== Material provided ==
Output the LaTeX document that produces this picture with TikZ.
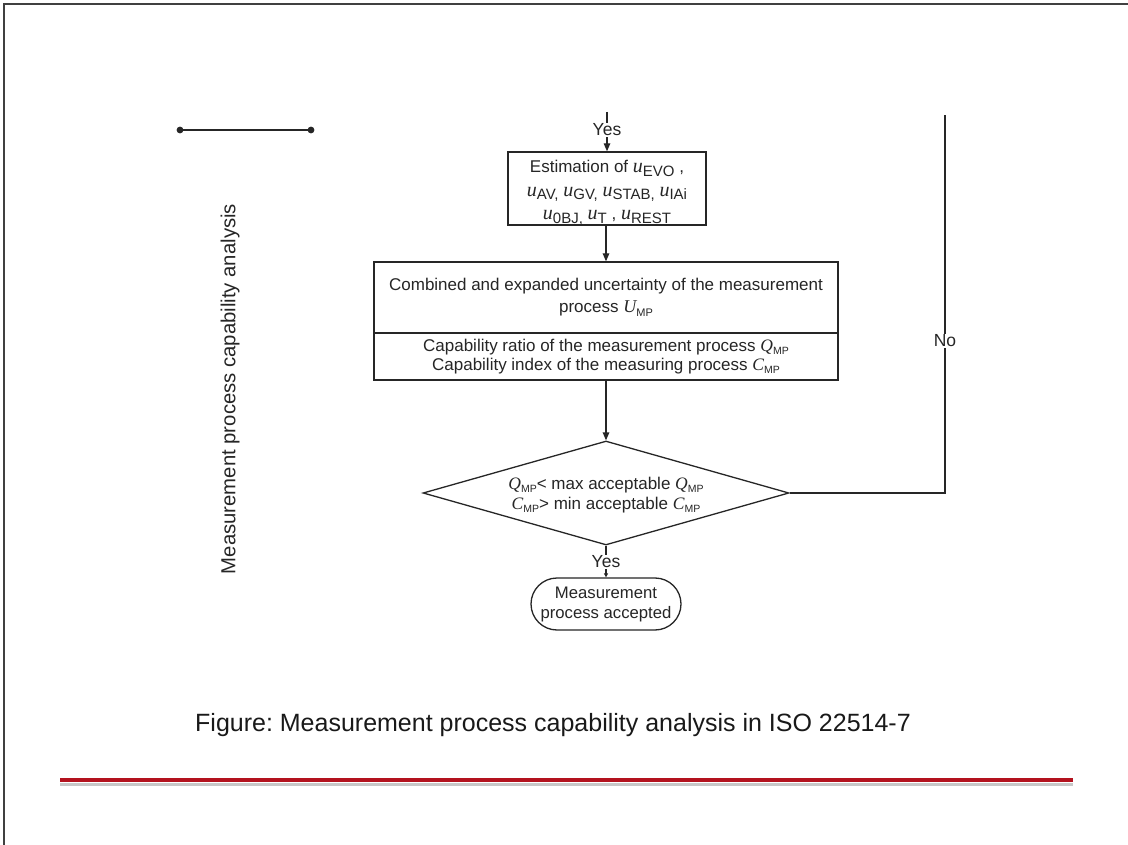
\documentclass[tikz,border=0pt]{standalone}
\usepackage{fontspec}
\setmainfont{Liberation Sans}
\newfontfamily\tnr{Liberation Serif}
\frenchspacing
\usetikzlibrary{arrows.meta,shapes.geometric,shapes.misc}
% italic serif quantity with a sans subscript: [sub size]{symbol size}{symbol}{subscript}
\newcommand\qsym[4][11]{{\fontsize{#2}{#2}\selectfont\tnr\itshape #3}\raisebox{-0.35ex}{\fontsize{#1}{#1}\selectfont #4}}
\definecolor{ink}{HTML}{262626}
\definecolor{barred}{HTML}{B3121E}
\tikzset{
  line/.style={draw=ink, line width=1.3pt},
  arr/.style={line, -{Triangle[length=8pt,width=6.5pt]}},
  smallarr/.style={line, -{Triangle[length=4pt,width=4pt]}},
  box/.style={line, rectangle, fill=white, align=center, inner sep=0pt,
    font=\fontsize{17}{22}\selectfont, text=ink},
  lbl/.style={fill=white, inner sep=1pt, font=\fontsize{17.5}{19}\selectfont, text=ink},
}
\begin{document}
\begin{tikzpicture}[x=1pt,y=-1pt]
\useasboundingbox (0,0) rectangle (1128,845);
\fill[white] (0,0) rectangle (1128,845);

% slide frame (top and left edges)
\coordinate (fA) at (4,845);
\coordinate (fB) at (4,4);
\coordinate (fC) at (1128,4);
\draw[draw=black!75, line width=2pt] (fA) -- (fB) -- (fC);

% short line with end dots
\coordinate (dL) at (180,130);
\coordinate (dR) at (311,130);
\draw[line] (dL) -- (dR);
\fill[ink] (dL) circle (3.4pt) (dR) circle (3.4pt);

% side title
\node[rotate=90, font=\fontsize{20.3}{22}\selectfont, text=ink] (side) at (230,389)
  {Measurement process capability analysis};

% estimation box
\node[box, minimum width=198pt, minimum height=73pt, font=\fontsize{17}{23.5}\selectfont] (est) at (607,188.5)
  {\rule{0pt}{21pt}Estimation of \qsym[15]{20}{u}{EVO} ,\\
   \qsym[15]{20}{u}{AV,} \qsym[15]{20}{u}{GV,} \qsym[15]{20}{u}{STAB,} \qsym[15]{20}{u}{IAi}\\
   \qsym[15]{20}{u}{0BJ,} \qsym[15]{20}{u}{T} , \qsym[15]{20}{u}{REST}};

% incoming branch
\coordinate (intop) at (607,112);
\node[lbl] (yes1) at (607,130) {Yes};
\draw[line] (intop) -- (yes1.north);
\draw[arr] (yes1.south) -- (est.north);

% combined uncertainty box
\node[box, minimum width=464pt, minimum height=71pt] (comb) at (606,297.5)
  {Combined and expanded uncertainty of the measurement\\
   process \qsym[11]{18}{U}{MP}};
\node[box, minimum width=464pt, minimum height=47pt, font=\fontsize{17}{18.5}\selectfont] (cap) at (606,356.5)
  {Capability ratio of the measurement process \qsym[10.5]{17.5}{Q}{MP}\\
   Capability index of the measuring process \qsym[10.5]{17.5}{C}{MP}};
\draw[arr] (est.south -| comb.north) -- (comb.north);

% decision
\node[line, diamond, aspect=3.52, inner sep=0pt, minimum width=366pt, minimum height=104pt,
      align=center, font=\fontsize{17}{20}\selectfont, text=ink] (dec) at (606,493)
  {\rule{0pt}{17pt}\qsym[10.5]{17.5}{Q}{MP}< max acceptable \qsym[10.5]{17.5}{Q}{MP}\\
   \qsym[10.5]{17.5}{C}{MP}> min acceptable \qsym[10.5]{17.5}{C}{MP}};
\draw[arr] (cap.south) -- (dec.north);

% accepted terminal
\node[line, rounded rectangle, minimum width=150pt, minimum height=52pt, inner sep=0pt,
      align=center, font=\fontsize{16.7}{20}\selectfont, text=ink] (acc) at (606,604)
  {Measurement\\process accepted};
\node[lbl] (yes2) at (606,562) {Yes};
\draw[line] (dec.south) -- (yes2.north);
\draw[smallarr] (yes2.south) -- (acc.north);

% rejection branch back to the top
\coordinate (noC) at (945,493);
\coordinate (noT) at (945,115);
\draw[line] (dec.east) -- (noC) -- (noT);
\node[lbl] (no) at (945,341) {No};

% caption
\node[font=\fontsize{25}{28}\selectfont, text=black!90] (cap1) at (553,725)
  {Figure: Measurement process capability analysis in ISO 22514-7};

% footer rule with soft shadow
\coordinate (rL) at (60,780);
\coordinate (rR) at (1073,780);
\draw[black!22, line width=3pt] ([yshift=-4pt]rL) -- ([yshift=-4pt]rR);
\draw[barred, line width=3.5pt] (rL) -- (rR);
\end{tikzpicture}
\end{document}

== Exercise details ==
Repeat the data exactly, without the pictures.

== Task solution ==
Output the LaTeX document that produces this picture with TikZ.
\documentclass[tikz,border=0pt]{standalone}
\usepackage{fontspec}
\setmainfont{Liberation Sans}
\newfontfamily\tnr{Liberation Serif}
\frenchspacing
\usetikzlibrary{arrows.meta,shapes.geometric,shapes.misc}
% italic serif quantity with a sans subscript: [sub size]{symbol size}{symbol}{subscript}
\newcommand\qsym[4][11]{{\fontsize{#2}{#2}\selectfont\tnr\itshape #3}\raisebox{-0.35ex}{\fontsize{#1}{#1}\selectfont #4}}
\definecolor{ink}{HTML}{262626}
\definecolor{barred}{HTML}{B3121E}
\tikzset{
  line/.style={draw=ink, line width=1.3pt},
  arr/.style={line, -{Triangle[length=8pt,width=6.5pt]}},
  smallarr/.style={line, -{Triangle[length=4pt,width=4pt]}},
  box/.style={line, rectangle, fill=white, align=center, inner sep=0pt,
    font=\fontsize{17}{22}\selectfont, text=ink},
  lbl/.style={fill=white, inner sep=1pt, font=\fontsize{17.5}{19}\selectfont, text=ink},
}
\begin{document}
\begin{tikzpicture}[x=1pt,y=-1pt]
\useasboundingbox (0,0) rectangle (1128,845);
\fill[white] (0,0) rectangle (1128,845);

% slide frame (top and left edges)
\coordinate (fA) at (4,845);
\coordinate (fB) at (4,4);
\coordinate (fC) at (1128,4);
\draw[draw=black!75, line width=2pt] (fA) -- (fB) -- (fC);

% short line with end dots
\coordinate (dL) at (180,130);
\coordinate (dR) at (311,130);
\draw[line] (dL) -- (dR);
\fill[ink] (dL) circle (3.4pt) (dR) circle (3.4pt);

% side title
\node[rotate=90, font=\fontsize{20.3}{22}\selectfont, text=ink] (side) at (230,389)
  {Measurement process capability analysis};

% estimation box
\node[box, minimum width=198pt, minimum height=73pt, font=\fontsize{17}{23.5}\selectfont] (est) at (607,188.5)
  {\rule{0pt}{21pt}Estimation of \qsym[15]{20}{u}{EVO} ,\\
   \qsym[15]{20}{u}{AV,} \qsym[15]{20}{u}{GV,} \qsym[15]{20}{u}{STAB,} \qsym[15]{20}{u}{IAi}\\
   \qsym[15]{20}{u}{0BJ,} \qsym[15]{20}{u}{T} , \qsym[15]{20}{u}{REST}};

% incoming branch
\coordinate (intop) at (607,112);
\node[lbl] (yes1) at (607,130) {Yes};
\draw[line] (intop) -- (yes1.north);
\draw[arr] (yes1.south) -- (est.north);

% combined uncertainty box
\node[box, minimum width=464pt, minimum height=71pt] (comb) at (606,297.5)
  {Combined and expanded uncertainty of the measurement\\
   process \qsym[11]{18}{U}{MP}};
\node[box, minimum width=464pt, minimum height=47pt, font=\fontsize{17}{18.5}\selectfont] (cap) at (606,356.5)
  {Capability ratio of the measurement process \qsym[10.5]{17.5}{Q}{MP}\\
   Capability index of the measuring process \qsym[10.5]{17.5}{C}{MP}};
\draw[arr] (est.south -| comb.north) -- (comb.north);

% decision
\node[line, diamond, aspect=3.52, inner sep=0pt, minimum width=366pt, minimum height=104pt,
      align=center, font=\fontsize{17}{20}\selectfont, text=ink] (dec) at (606,493)
  {\rule{0pt}{17pt}\qsym[10.5]{17.5}{Q}{MP}< max acceptable \qsym[10.5]{17.5}{Q}{MP}\\
   \qsym[10.5]{17.5}{C}{MP}> min acceptable \qsym[10.5]{17.5}{C}{MP}};
\draw[arr] (cap.south) -- (dec.north);

% accepted terminal
\node[line, rounded rectangle, minimum width=150pt, minimum height=52pt, inner sep=0pt,
      align=center, font=\fontsize{16.7}{20}\selectfont, text=ink] (acc) at (606,604)
  {Measurement\\process accepted};
\node[lbl] (yes2) at (606,562) {Yes};
\draw[line] (dec.south) -- (yes2.north);
\draw[smallarr] (yes2.south) -- (acc.north);

% rejection branch back to the top
\coordinate (noC) at (945,493);
\coordinate (noT) at (945,115);
\draw[line] (dec.east) -- (noC) -- (noT);
\node[lbl] (no) at (945,341) {No};

% caption
\node[font=\fontsize{25}{28}\selectfont, text=black!90] (cap1) at (553,725)
  {Figure: Measurement process capability analysis in ISO 22514-7};

% footer rule with soft shadow
\coordinate (rL) at (60,780);
\coordinate (rR) at (1073,780);
\draw[black!22, line width=3pt] ([yshift=-4pt]rL) -- ([yshift=-4pt]rR);
\draw[barred, line width=3.5pt] (rL) -- (rR);
\end{tikzpicture}
\end{document}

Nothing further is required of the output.